Нет смысла вникать в дальнейшее. Скромно надеемся, что даже вертлявый бес Сребреник отворотил свое рыльце. Впрочем, об этом история умалчивает. Но так или. иначе – через полчаса Лена и ее случайный усталый гость стали любовниками.
А наутро позвонил на Женькину мобилу (почти разряженную) Серафим Иванович и срывающимся голосом сообщил, что только что на счет их агентства переведено ДВАДЦАТЬ тысяч долларов. Невероятная сумма для провинциальной журналистской информконторки. Это был аванс…
Судя по голосу, гражданин Сорокин был испуган. За что, за что им платят столько, ведь еще ничего не сделано?..
3
– Колян, мне срочно нужно с тобой поговорить.
– Да ты че?.. Врв-в-в… гыбм-м-м… ты че в такую рань-то звонишь?
– Какая рань, Колян? Одиннадцать часов! Это… мне с тобой нужно поговорить, срочно. Тут небольшая проблемка.
– Ну, так сегодня суббота! Можно подольше поспать, блин!
Судя по голосу Ковалева, вчерашняя пьянка протекала после ухода Афанасьева из сауны еще долго, бурно и живописно, в связи с чем высказывания Коляна и главным образом их тембр и тон смутно ассоциировались… гм… с фугой в исполнении испортившегося сливного бачка, что ли.
– Ну чего там? – пробурчал Ковалев. – Опять какие-то терки не по делу?
– На этот раз куда как по делу.
– И что за дело?.. Так скажешь или это, ну, типа – не по телефону?
– Не по телефону. Ничего так дельце. Ценой в двадцать тысяч баксов для начала в качестве аванса.

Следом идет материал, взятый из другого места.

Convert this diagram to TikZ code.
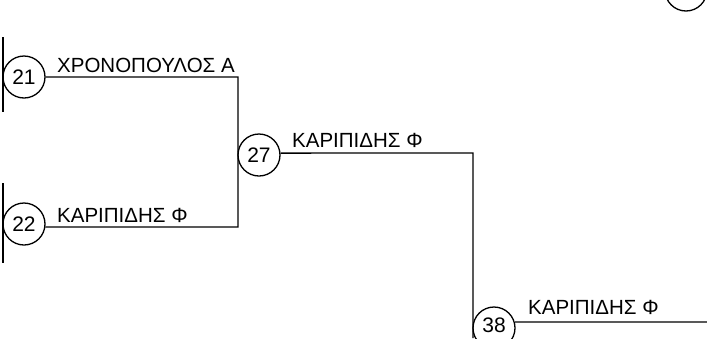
\documentclass[tikz,border=0pt]{standalone}
\usepackage{fontspec}
\setmainfont{Liberation Sans}
\begin{document}
\begin{tikzpicture}[x=1pt,y=-1pt,
  rnd/.style={draw=black,circle,line width=1.3pt,minimum size=42pt,inner sep=0pt,font=\fontsize{21}{21}\selectfont},
  lbl/.style={anchor=base west,inner sep=0pt,font=\fontsize{20.5}{20.5}\selectfont},
  wire/.style={draw=black,line width=1.3pt}]
\useasboundingbox (0,0) rectangle (707,338);
\clip (0,0) rectangle (707,338);
% nodes
\node[rnd] (c21) at (24,77) {21};
\node[rnd] (c22) at (24,224) {22};
\node[rnd] (c27) at (259,155) {27};
\node[rnd] (c38) at (494,328) {\raisebox{6pt}{38}};
\node[rnd] (ctop) at (686,-10) {};
% labels
\node[lbl] (t21) at (57,72) {ΧΡΟΝΟΠΟΥΛΟΣ Α};
\node[lbl] (t22) at (57,222) {ΚΑΡΙΠΙΔΗΣ Φ};
\node[lbl] (t27) at (292,147) {ΚΑΡΙΠΙΔΗΣ Φ};
\node[lbl] (t38) at (528,314) {ΚΑΡΙΠΙΔΗΣ Φ};
% coordinates
\coordinate (j21) at (238,77);
\coordinate (j22) at (238,227);
\coordinate (j27) at (473,153);
\coordinate (j38b) at (473,338);
\coordinate (e38) at (707,322);
\coordinate (l21a) at (3,37);
\coordinate (l21b) at (3,112);
\coordinate (l22a) at (3,183);
\coordinate (l22b) at (3,263);
% connectors
\draw[wire] (l21a) -- (l21b);
\draw[wire] (l22a) -- (l22b);
\draw[wire] (c21.east) -- (j21) -- (j22) -- (c22.-8);
\draw[wire] (c27.5) -- (j27) -- (j38b);
\draw[wire] (c38.16) -- (e38);
\end{tikzpicture}
\end{document}
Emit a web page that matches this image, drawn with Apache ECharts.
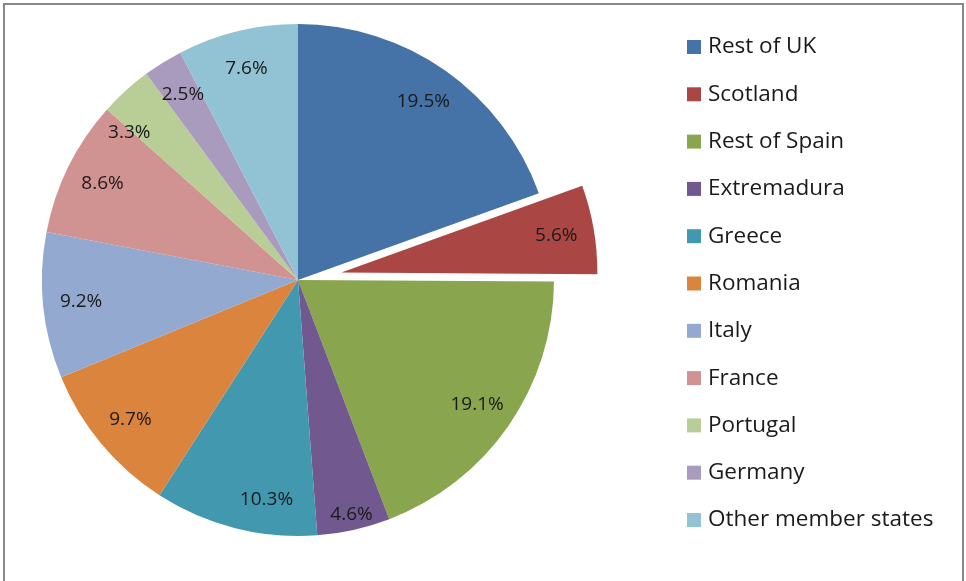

Колян сразу проснулся. Из уст Афанасьева ему никогда не приходилось слышать оглашения таких сумм, которые для самого Ковалева были делом, в общем-то, довольно обыденным. А вот что касается Афанасьева… Последний являлся человеком, вот уже два с лишним месяца сидящим без денег, так что для него и сто баксов явились бы гигантской суммой, не говоря уж о цифре в 200 (двести!) раз большей!